In both commands above, setting the paramter 'inplace = True' modifies the dataframe directly instead of outputting a new dataframe object.

Let's see what this does to a small test dataframe:


In [5]:
# read in 'missing.csv'


In [5]:
# .fillna(0)


In [6]:
# .dropna()


However, for the data we are working with the 'missing values' are where the item has not yet been rated and in our case that's signified by the string 'Not rated yet', so we must find a different way to replace or remove these values. If we wanted to replace those values (or any other values) with something else, we could use another built-in pandas function:

    my_dataframe.replace('thing to replace','thing replacing it')
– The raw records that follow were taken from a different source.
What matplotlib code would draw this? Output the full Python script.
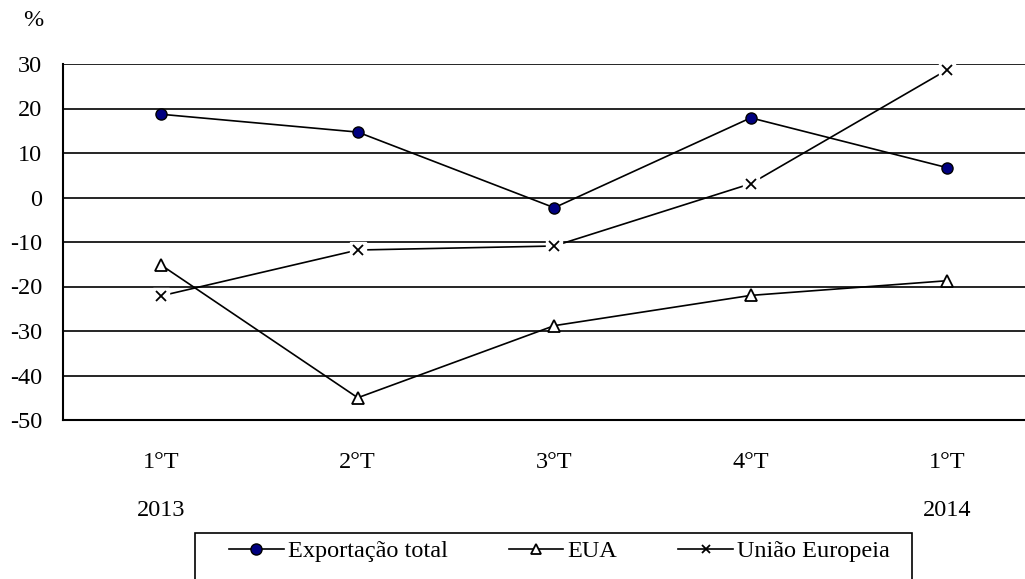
import matplotlib.pyplot as plt
from matplotlib.lines import Line2D
from matplotlib.patches import Rectangle
import numpy as np

plt.rcParams['font.family'] = ['Liberation Serif', 'DejaVu Serif']
plt.rcParams['axes.unicode_minus'] = False

quarters = ["1°T", "2°T", "3°T", "4°T", "1°T"]
years = ["2013", "", "", "", "2014"]
exportacao_total = [18.7, 14.7, -2.3, 17.9, 6.7]
eua = [-15.2, -45.0, -28.8, -22.0, -18.7]
uniao_europeia = [-22.1, -11.8, -10.9, 3.1, 28.7]

W, H = 1025, 579
fig = plt.figure(figsize=(W / 100, H / 100), dpi=100)
ax = fig.add_axes([63 / W, 1 - 420 / H, 1 - 63 / W, (420 - 64) / H])

x = np.arange(len(quarters))
fs = 17.5

# gridlines
for v in range(-40, 31, 10):
    ax.axhline(v, color="black", lw=1.2, zorder=1)

ax.plot(x, exportacao_total, color="black", lw=1.2, marker="o", ms=8,
        mfc="#000080", mec="black", mew=1, zorder=3)
ax.plot(x, eua, color="black", lw=1.2, marker="^", ms=9,
        mfc="white", mec="black", mew=1.3, zorder=3)
ax.plot(x, uniao_europeia, color="black", lw=1.2, zorder=3)
# white box behind the x markers
ax.plot(x, uniao_europeia, ls="none", marker="s", ms=11,
        mfc="white", mec="white", zorder=4)
ax.plot(x, uniao_europeia, ls="none", marker="x", ms=7,
        mec="black", mew=1.3, zorder=5)

ax.set_ylim(-50, 30)
ax.set_xlim(-0.5, -0.5 + (W - 63) / 196.5)
ax.set_yticks(range(-50, 31, 10))
ax.tick_params(axis="y", length=0, pad=15, labelsize=fs)
ax.set_xticks(x)
ax.set_xticklabels(quarters, fontsize=fs)
ax.tick_params(axis="x", length=0, pad=23)
for xi, yr in zip(x, years):
    ax.text(xi, -90 / 356, yr, transform=ax.get_xaxis_transform(),
            ha="center", va="center", fontsize=fs)
for s in ["top", "right"]:
    ax.spines[s].set_visible(False)
for s in ["left", "bottom"]:
    ax.spines[s].set_linewidth(1.5)

fig.text(33 / W, 1 - 21 / H, "%", fontsize=fs, ha="center", va="center")

# legend
handles = [
    Line2D([], [], color="black", lw=1.2, marker="o", ms=8, mfc="#000080", mec="black"),
    Line2D([], [], color="black", lw=1.2, marker="^", ms=7.5, mfc="white", mec="black", mew=1.3),
    Line2D([], [], color="black", lw=1.2, marker="x", ms=6, mec="black", mew=1.3),
]
fig.legend(handles, ["Exportação total", "EUA", "União Europeia"],
           loc="center left", bbox_to_anchor=(229 / W, 1 - 551 / H),
           ncol=3, fontsize=fs, frameon=False, handlelength=2.25,
           handletextpad=0.18, columnspacing=2.5, borderpad=0, borderaxespad=0)
fig.patches.append(Rectangle((195 / W, -0.05), (912 - 195) / W, 0.05 + 1 - 533 / H,
                             transform=fig.transFigure, fill=False,
                             edgecolor="black", lw=1.2))

fig.savefig("out.png", dpi=100)
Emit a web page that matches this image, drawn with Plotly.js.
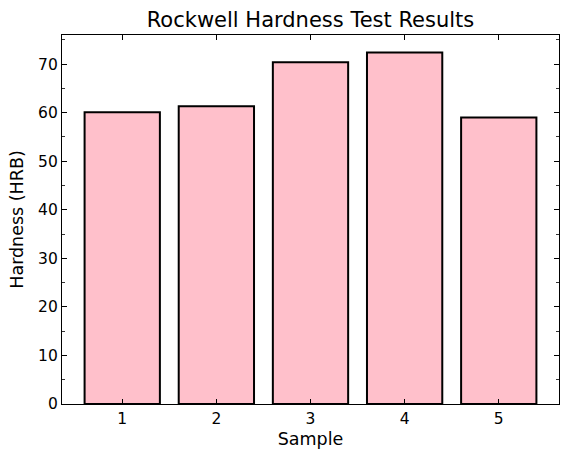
<!DOCTYPE html>
<html>
<head>
<meta charset="utf-8">
<script src="https://cdn.plot.ly/plotly-3.0.1.min.js"></script>
<style>html,body{margin:0;padding:0;background:#fff;}</style>
</head>
<body>
<div id="chart" style="width:567px;height:461px;"></div>
<script>
const samples = [1, 2, 3, 4, 5];
const sampleLabels = ["1", "2", "3", "4", "5"];
const hardness = [60.1, 61.3, 70.4, 72.4, 59.0];

const font = "DejaVu Sans, sans-serif";

const trace = {
  type: "bar",
  x: samples,
  y: hardness,
  width: 0.8,
  marker: {color: "#FFC0CB", line: {color: "#000000", width: 2}},
  hoverinfo: "skip"
};

const layout = {
  width: 567,
  height: 461,
  margin: {l: 62, r: 8, t: 35, b: 57},
  paper_bgcolor: "#ffffff",
  plot_bgcolor: "#ffffff",
  font: {family: font, color: "#000000"},
  showlegend: false,
  title: {
    text: "Rockwell Hardness Test Results",
    font: {family: font, size: 21, color: "#000000"},
    x: 0.5, xref: "paper", xanchor: "center",
    y: 1 - 20 / 461, yref: "container", yanchor: "middle"
  },
  xaxis: {
    range: [0.36, 5.64],
    tickmode: "array",
    tickvals: samples,
    ticktext: sampleLabels,
    ticks: "inside",
    ticklen: 5,
    tickwidth: 1,
    tickcolor: "#000",
    showline: true,
    linecolor: "#000",
    linewidth: 1.1,
    mirror: "ticks",
    showgrid: false,
    zeroline: false,
    tickfont: {family: font, size: 15.5, color: "#000"},
    title: {text: "Sample", font: {family: font, size: 17.5, color: "#000"}, standoff: 6},
    automargin: false
  },
  yaxis: {
    range: [0, 76.0],
    tickmode: "linear",
    tick0: 0,
    dtick: 10,
    ticks: "inside",
    ticklen: 5,
    tickwidth: 1,
    tickcolor: "#000",
    minor: {dtick: 5, tick0: 0, ticks: "inside", ticklen: 3, tickwidth: 0.8, tickcolor: "#000", showgrid: false},
    showline: true,
    linecolor: "#000",
    linewidth: 1.1,
    mirror: "ticks",
    showgrid: false,
    zeroline: false,
    tickfont: {family: font, size: 15.5, color: "#000"},
    title: {text: "Hardness (HRB)", font: {family: font, size: 17.5, color: "#000"}, standoff: 9},
    automargin: false
  },
  bargap: 0
};

Plotly.newPlot("chart", [trace], layout, {displayModeBar: false, staticPlot: true});
</script>
</body>
</html>
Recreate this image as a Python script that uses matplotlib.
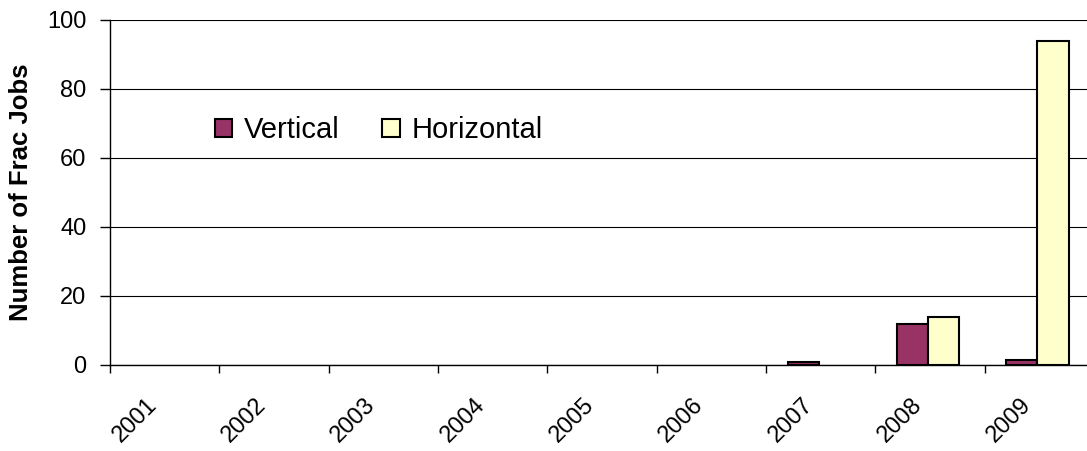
import numpy as np
import matplotlib.pyplot as plt
from matplotlib.transforms import ScaledTranslation

plt.rcParams['font.family'] = ['Liberation Sans', 'DejaVu Sans']

years = ['2001', '2002', '2003', '2004', '2005', '2006', '2007', '2008', '2009']
vertical = np.array([0, 0, 0, 0, 0, 0, 1, 12, 1.5])
horizontal = np.array([0, 0, 0, 0, 0, 0, 0, 14, 94])

fig = plt.figure(figsize=(10.87, 4.51), dpi=100)
# axes runs slightly past the right edge, like the original
ax = fig.add_axes([0.1012, 0.1907, 0.9053, 0.765])

x = np.arange(len(years))
w = 0.285
mv = vertical > 0
mh = horizontal > 0
ax.bar(x[mv] + 0.197, vertical[mv], width=w, align='edge', color='#993366',
       edgecolor='black', linewidth=1.5, label='Vertical', zorder=3)
ax.bar(x[mh] + 0.197 + w, horizontal[mh], width=w, align='edge', color='#FFFFCC',
       edgecolor='black', linewidth=1.5, label='Horizontal', zorder=3)

ax.set_xlim(0, len(years))
ax.set_ylim(0, 100)
ax.set_yticks(range(0, 101, 20))
ax.tick_params(axis='y', labelsize=17, length=7, width=1, direction='out', pad=10)
ax.yaxis.grid(True, color='black', linewidth=0.8)

ax.set_xticks(np.arange(len(years) + 1))
ax.set_xticklabels([])
ax.tick_params(axis='x', length=6, width=1, direction='out')
ax.set_xticks(x + 0.5, minor=True)
ax.set_xticklabels(years, minor=True, rotation=45, ha='right',
                   rotation_mode='anchor', fontsize=17)
ax.tick_params(axis='x', which='minor', length=0, pad=21)
for lab in ax.get_xticklabels(minor=True):
    lab.set_transform(lab.get_transform() + ScaledTranslation(-0.19, 0, fig.dpi_scale_trans))

for s in ['top', 'right']:
    ax.spines[s].set_visible(False)
ax.spines['left'].set_linewidth(1)
ax.spines['bottom'].set_linewidth(1)

ax.set_ylabel('Number of Frac Jobs', fontsize=18.5, fontweight='bold', labelpad=10)

ax.legend(loc='upper left', bbox_to_anchor=(0.08, 0.797), ncol=2, frameon=False,
          fontsize=21, handlelength=0.6, handleheight=0.6, columnspacing=1.45,
          handletextpad=0.4)

fig.savefig('out.png', dpi=100)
Actually, this function gives us a way to remove those rows using the other functions we just encountered. We could replace the values with NA values and then drop them! Let's see how that works on our test dataframe where we previously filled the NA's with 0's:

In [7]:
#replace 0s and drop NAs


I'll also show an alternative way to get a dataframe without those rows by using the value we want to omit, just for some extra Pandas practice.

Remember we can call a column from our dataframe by its header label, which will return a pandas Series. For example, calling 

    df1['stars']

would return the stars column values as a series. Combining that with a conditional statement turns it into a Boolean series of True/False entries 

    df1['stars'] != 'Not rated yet'

Which we can use to get a subset of our dataframe by putting it all inside the square brackets of our dataframe variable:

    df1[df1['stars'] != 'Not rated yet']

In [8]:
# get subset where items have a rating (remember to put it into a new variable!)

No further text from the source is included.